Even when the Cubs are good or the White Sox are bad, or the South Siders are on top and the North Siders are trending downward. Even when, on occasion (see 2008), where both teams are in the thick of playoff races, there’s still an edge to their this Crosstown Series.

The first scenario listed above is the one that will play out in 2018, starting at Wrigley Field at 1:20 PM on Friday. As they have the past few years, the Cubs have their eye on another World Series, even if their play so far has been a bit more erratic than one might like.

As expected, the White Sox are towards the bottom of the league as they enter the second year of their total rebuild. As an example, the biggest story this week with the team is the play of Eloy Jimenez – in Double-A.

For the moment, however, the current fates of the teams can be put a bit on hold as they battle for city supremacy. Right now that belongs to the Cubs, who got the BP Cup back for the first time since 2013 after beating the White Sox in three of four games last season.

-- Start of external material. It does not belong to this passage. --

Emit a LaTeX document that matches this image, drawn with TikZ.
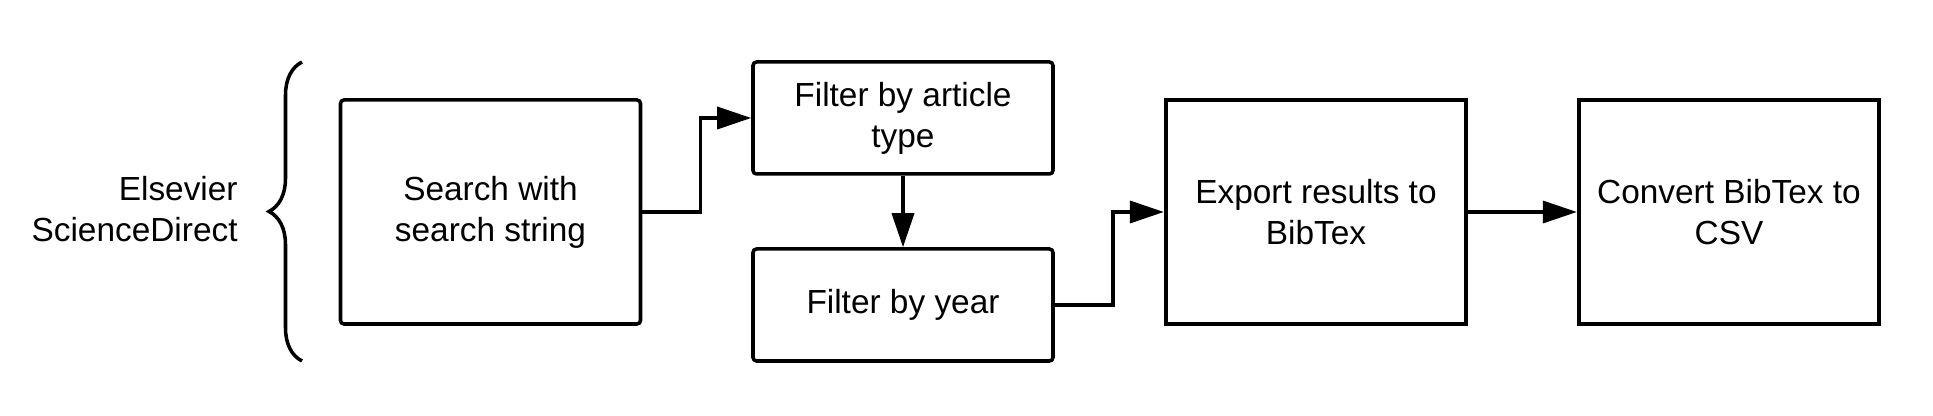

But that’s the biggest change this season for the Crosstown Classic – the number of times the teams will face each other. Unlike the last two seasons – and four of the last five – the Cubs and White Sox will face off six times in 2018 instead of four.

This gives each team the opportunity to face each other three times this season in their home ballpark. It’s a return to the format used between 1999-2012 then in 2015, though the timing of this year’s city series is a bit different from in the past.

The early May meeting with the teams is a bit unusual since the games traditionally have been reserved for the middle of summer, but the second time around is much different. After this weekend’s trio of games at Wrigley Field, they won’t have the return series until September 21-23 – the second-to-last weekend of the season.

Perhaps the White Sox could play spoilers for the Cubs at that point, since it’s expected they will be in the thick of a race for the NL Central title or a Wild Card spot? Maybe that’s the time when Jimenez along with Triple-A pitcher Michael Kopech are taking on big league roles for the White Sox? Either way, like the return of six games, it add a wrinkle to the rivalry.

In the 22 years since regular season interleague play was introduced, the White Sox hold the 58-54 edge, winning ten series with the Cubs taking five with six ties. The North Siders are the defending champions, but they can expect their counterparts from the South Side to be as competitive as ever, considering this will be one of the highlights of another rebuilding season.

At least this year, the drama is a play in six acts instead of four. Let the battle for bragging rights begin.